MORE: Alex Jones goes on four-hour rant after being banned
Of course, these corporations are well within their rights to banish whoever they please. They are businesses and are run for profit. They don’t have an obligation to preserve free speech; they have an obligation to make money for their shareholders. How they choose to do that is up to them. That might mean, say, recording everything you do online and selling that information to the highest bidder.
This should terrify us. The internet was supposed to make information free and accessible, sweeping away repressive cultural gatekeepers and ushering in a new, democratic free-for-all. Instead, control of the world’s culture has consolidated in the hands of a tiny group of insanely wealthy people living in Silicon Valley.
They are accountable only to themselves. Anybody with a social media account, anybody with a business that depends on social media, is at their mercy. From the world’s most hilarious Facebook page, or most erotic Instagram account conceivable, to the messages you send your mother, it all belongs to Mark Zuckerberg. He can do with it as he pleases.
Many are celebrating the removal of Alex Jones and Infowars from social media. Some are pushing for other platforms like Twitter to follow suit in booting them into obscurity. This outpouring of schadenfreude is understandable (considering how bonkers Jones carries on) but misguided.
The tech giants who have arbitrarily silenced Infowars — which was apparently protected under “free speech” before yesterday, only to be removed as “hate speech” — have the power to silence anybody they want, whenever they like. Infowars was purged, probably because it was convenient from a PR point of view. Who else, one wonders, will it be convenient for these corporate entities to obliterate?
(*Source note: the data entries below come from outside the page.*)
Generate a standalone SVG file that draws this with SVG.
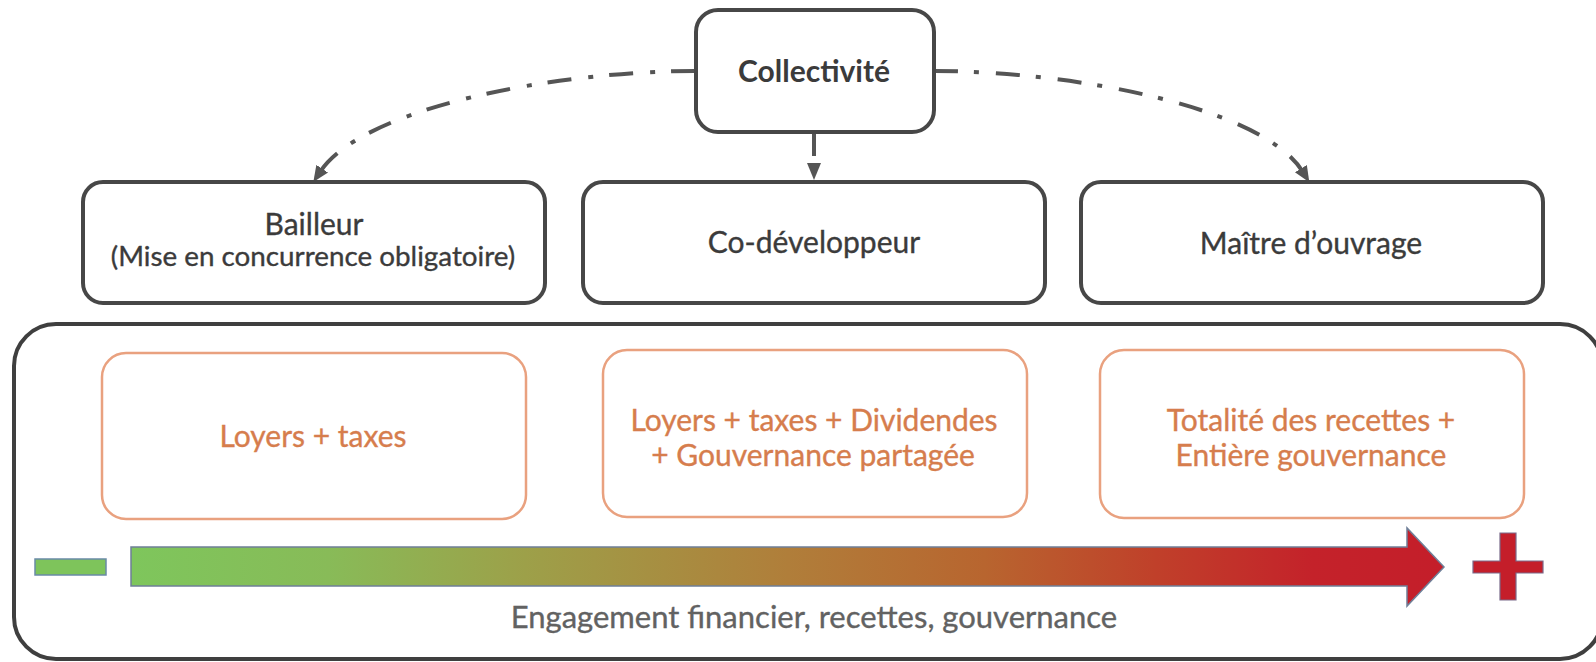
<svg xmlns="http://www.w3.org/2000/svg" width="1596" height="662" viewBox="0 0 1596 662">
<defs>
<style>
.box{fill:#fff;stroke:#474747;stroke-width:4}
.obox{fill:#fff;stroke:#e9a17f;stroke-width:2.5}
.t{font-family:Lato,"Open Sans","Liberation Sans",sans-serif;font-size:30px;fill:#3b3b3b;text-anchor:middle;stroke:#3b3b3b;stroke-width:0.35px}
.b{font-weight:bold;stroke-width:0}
.o{fill:#d67d4d;stroke:#d67d4d}
.g{fill:#626262;stroke:#626262}
.con{fill:none;stroke:#555;stroke-width:4;stroke-dasharray:24 16 5 17}
</style>
<marker id="ah" markerUnits="userSpaceOnUse" markerWidth="18" markerHeight="18" viewBox="0 0 18 18" refX="4" refY="9" orient="auto">
<path d="M0,2 L16,9 L0,16 z" fill="#555"/>
</marker>
<linearGradient id="grad" gradientUnits="userSpaceOnUse" x1="131" y1="0" x2="1444" y2="0">
<stop offset="0" stop-color="#7ec65c"/>
<stop offset="0.15" stop-color="#88bb58"/>
<stop offset="0.3" stop-color="#9da049"/>
<stop offset="0.5" stop-color="#b07e3a"/>
<stop offset="0.65" stop-color="#b8652f"/>
<stop offset="0.78" stop-color="#c0402a"/>
<stop offset="0.9" stop-color="#c4222a"/>
<stop offset="1" stop-color="#c41e2a"/>
</linearGradient>
</defs>
<rect width="1596" height="662" fill="#fff"/>

<g id="connectors">
<path class="con" d="M695,71 C560,71 364,106 320,172" marker-end="url(#ah)"/>
<path class="con" d="M934,71 C1069,71 1262,106 1303,172" marker-end="url(#ah)"/>
<path d="M814,132 L814,156" fill="none" stroke="#555" stroke-width="4"/>
<path d="M807,163 L821,163 L814,180 z" fill="#555"/>
</g>

<g id="collectivite">
<rect class="box" x="696" y="10" width="238" height="122" rx="22"/>
<text class="t b" x="814" y="82">Collectivité</text>
</g>

<g id="bailleur">
<rect class="box" x="83" y="182" width="462" height="121" rx="20"/>
<text class="t" x="314" y="235">Bailleur</text>
<text class="t" x="313" y="266" style="font-size:27.8px">(Mise en concurrence obligatoire)</text>
</g>

<g id="codeveloppeur">
<rect class="box" x="583" y="182" width="462" height="121" rx="20"/>
<text class="t" x="814" y="253">Co-développeur</text>
</g>

<g id="maitre">
<rect class="box" x="1081" y="182" width="462" height="121" rx="20"/>
<text class="t" x="1311" y="254">Maître d’ouvrage</text>
</g>

<g id="panel">
<rect x="14" y="324" width="1588" height="335" rx="42" fill="#fff" stroke="#3f3f3f" stroke-width="4"/>
</g>

<g id="loyers">
<rect class="obox" x="102" y="353" width="424" height="166" rx="24"/>
<text class="t o" x="313" y="447">Loyers + taxes</text>
</g>

<g id="dividendes">
<rect class="obox" x="603" y="350" width="424" height="167" rx="24"/>
<text class="t o" x="814" y="431">Loyers + taxes + Dividendes</text>
<text class="t o" x="813" y="466">+ Gouvernance partagée</text>
</g>

<g id="totalite">
<rect class="obox" x="1100" y="350" width="424" height="168" rx="24"/>
<text class="t o" x="1311" y="431">Totalité des recettes +</text>
<text class="t o" x="1311" y="466">Entière gouvernance</text>
</g>

<g id="scale">
<rect x="35" y="559" width="71" height="16" fill="#7ec45b" stroke="#6a8aa6" stroke-width="1.5"/>
<polygon points="131,547 1407,547 1407,528 1444,567 1407,606 1407,586 131,586" fill="url(#grad)" stroke="#6f7f98" stroke-width="1.5"/>
<path d="M1500,533 H1516 V561 H1543 V573 H1516 V600 H1500 V573 H1473 V561 H1500 z" fill="#c41e2a" stroke="#7a6a8a" stroke-width="1.2"/>
<text class="t g" x="814" y="628" style="font-size:31px">Engagement financier, recettes, gouvernance</text>
</g>
</svg>
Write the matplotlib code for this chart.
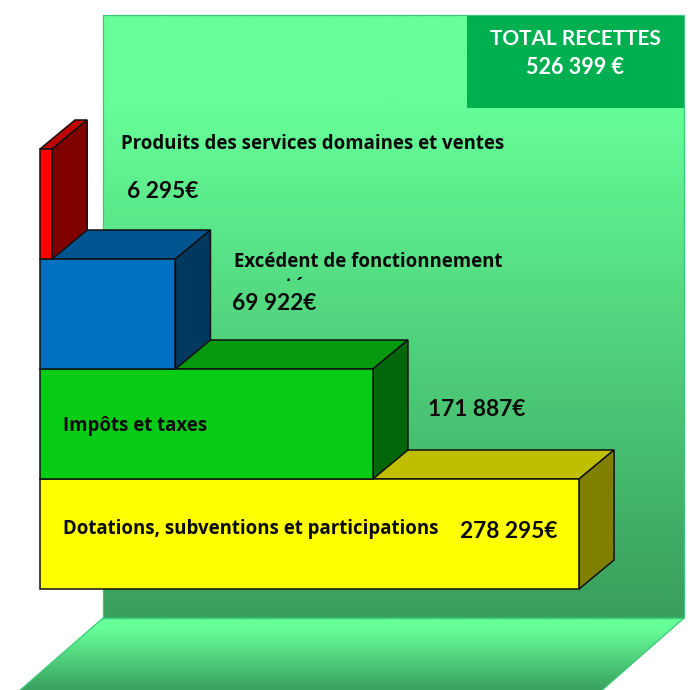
import matplotlib
matplotlib.use("Agg")
import matplotlib.pyplot as plt
import numpy as np
from matplotlib.colors import LinearSegmentedColormap
from matplotlib.patches import Polygon, Rectangle

categories = [
    "Dotations, subventions et participations",
    "Impôts et taxes",
    "Excédent de fonctionnement",
    "Produits des services domaines et ventes",
]
values = [278295, 171887, 69922, 6295]
value_labels = ["278 295€", "171 887€", "69 922€", "6 295€"]
front_colors = ["#FFFF00", "#06CC16", "#0070C0", "#FF0000"]
total_label = "TOTAL RECETTES\n526 399 €"

W, H = 688, 690
PX_PER_EURO = 0.001937
BAR_PX = 110
LEFT_PX = 40
BASE_PX = 589
DEPTH_X, DEPTH_Y = 35, 29
FONT = "Lato"
LABEL_FONT = "Open Sans"


def shade(color, factor):
    rgb = np.array(matplotlib.colors.to_rgb(color))
    return tuple(rgb * factor)


def gradient(ax, verts, top, bottom):
    """Degrade vertical coupe par un polygone (coordonnees pixels)."""
    xs, ys = zip(*verts)
    cmap = LinearSegmentedColormap.from_list(
        "wall", [(0, "#66FF99"), (0.14, "#66FF99"), (1, "#389E5C")]
    )
    im = ax.imshow(
        np.linspace(0, 1, 256).reshape(-1, 1),
        cmap=cmap,
        aspect="auto",
        extent=(min(xs), max(xs), bottom, top),
        zorder=1,
    )
    poly = Polygon(verts, closed=True, fc="none", ec="#3CC878", lw=0.9, zorder=2)
    ax.add_patch(poly)
    im.set_clip_path(poly)


fig = plt.figure(figsize=(W / 100, H / 100), dpi=100)

# fond : mur, sol et cartouche, en pixels
back = fig.add_axes([0, 0, 1, 1])
gradient(back, [(103, 15), (684, 15), (684, 618), (103, 618)], 15, 618)
gradient(back, [(103, 618), (684, 618), (600, 692), (18, 692)], 618, 692)
back.add_patch(Rectangle((467, 16), 217, 92, fc="#00B050", ec="none", zorder=3))
back.set_xlim(0, W)
back.set_ylim(H, 0)
back.axis("off")

# barres : x en euros, y en rang de categorie
ax = fig.add_axes([0, 0, 1, 1], facecolor="none")
ax.set_xlim(-LEFT_PX / PX_PER_EURO, (W - LEFT_PX) / PX_PER_EURO)
ax.set_ylim(-(H - BASE_PX) / BAR_PX, BASE_PX / BAR_PX)
ax.axis("off")

dx = DEPTH_X / PX_PER_EURO
dy = DEPTH_Y / BAR_PX
for i, (val, col) in enumerate(zip(values, front_colors)):
    top_face = [(0, i + 1), (val, i + 1), (val + dx, i + 1 + dy), (dx, i + 1 + dy)]
    side_face = [(val, i), (val + dx, i + dy), (val + dx, i + 1 + dy), (val, i + 1)]
    ax.add_patch(Polygon(top_face, fc=shade(col, 0.75), ec="#111111", lw=1.1, joinstyle="miter"))
    ax.add_patch(Polygon(side_face, fc=shade(col, 0.5), ec="#111111", lw=1.1, joinstyle="miter"))
    ax.barh(i, val, height=1, align="edge", color=col, edgecolor="#111111", linewidth=1.1)

# textes, en pixels
txt = fig.add_axes([0, 0, 1, 1], facecolor="none")
txt.set_xlim(0, W)
txt.set_ylim(H, 0)
txt.axis("off")

LABEL_SIZE = 13.45
VALUE_SIZE = 16.4
label_pos = [(63, 529), (63, 426), (234, 262), (121, 144)]
value_pos = [(460, 531), (428, 410), (232, 304), (127, 191)]
for name, (x, y) in zip(categories, label_pos):
    txt.text(x, y, name, fontsize=LABEL_SIZE, fontweight="bold", family=LABEL_FONT, va="center", ha="left", color="#0a0a0a")
for lab, (x, y) in zip(value_labels, value_pos):
    txt.text(x, y, lab, fontsize=VALUE_SIZE, fontweight="bold", family=FONT, va="center", ha="left", color="#0a0a0a")

# deuxieme ligne tronquee dans la zone de texte d'origine
clip = Rectangle((220, 276), 120, 5, transform=txt.transData)
hidden = txt.text(234, 292, "reporté", fontsize=LABEL_SIZE, fontweight="bold", family=LABEL_FONT, va="baseline", ha="left", color="#0a0a0a", clip_on=True)
hidden.set_clip_path(clip)

title, amount = total_label.split("\n")
txt.text(575.5, 39, title, fontsize=15, fontweight="bold", family=FONT, color="white", ha="center", va="center")
txt.text(575.5, 68, amount, fontsize=15.5, fontweight="bold", family=FONT, color="white", ha="center", va="center")

fig.savefig("out.png", dpi=100, facecolor="white")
Comedians who make jokes in bad taste? Pro-democracy dissidents in Beijing? Politicians who propose policies that the tech giants don’t like? You?
This purge has already emboldened Alex Jones and his supporters. They will continue to huff and puff in whichever little patch of the internet they still possess. Their reach has diminished, no doubt, but on this topic at least, the raving doesn’t seem quite as conspiratorial anymore.